UAE’s Minister of Industry and Advanced Technology and the COP28 President-Designate, Sultan al-Jaber, has called for a significant public and private finance boost to allow Africa to battle climate change.
In an address to the African Development Bank Annual Meeting (AfDBAM) in Sharm el-Sheikh, Jaber said Africa has huge potential for low-carbon growth and sustainable development.
“One critical challenge stands in its way – the lack of available, accessible, affordable finance. And this lack of finance is putting the world’s climate goals and Africa’s sustainable development at risk.”

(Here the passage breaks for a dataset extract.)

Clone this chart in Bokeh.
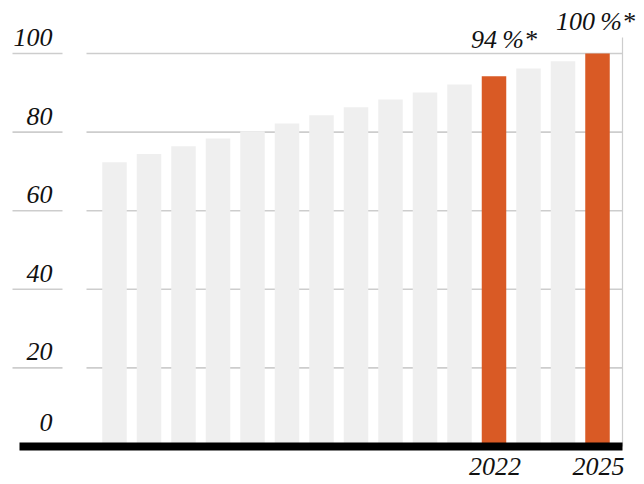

He explained that regarding renewable energy, only two percent of the $3 trillion invested worldwide over the last twenty years had made its way to Africa, adding that a shift in the balance on climate finance to Africa can become a defining force in low carbon sustainable growth.
As a first step in closing this finance gap, Jaber called on developed nations to live up to their historical responsibilities and come through with the $100 billion in climate finance they pledged over a decade ago.
“Failure to do so has undermined trust in the multilateral process, which must be restored,” he said.
“There are encouraging signals coming from donor countries on this front, which I hope will soon be followed by concrete action.”
The Minister recalled that Africa’s 54 countries had done the least to cause climate change, contributing less than four percent of global emissions, identifying that over 700 million hectares of agricultural land across this continent are currently degraded, an area twice the size of India.
Africa is losing four million more every year, and droughts and famine are impacting lives and livelihoods, forcing migration and undermining the biodiversity that African people depend on for their livelihood.
At the same time, over 600 million people lack access to electricity, and almost one billion lack access to clean cooking fuel.
He indicated that transformational progress requires mobilizing the flow of private capital, which can be accomplished through fundamental reform of IFIs and MDBs, which are necessary to unlock much more concessional finance, lowering risk, and attract private capital.
“COP28 is exploring additional mechanisms to supercharge the flow of private finance to Africa,” he said.
“By adopting policies and regulations that create a favorable investment climate for the private sector, African governments can build a robust pipeline of sustainable investment.”
Jaber noted that the gap in adaptation funding is also significant.
“Donor countries need to double their commitment to adaptation finance by 2025,” he said.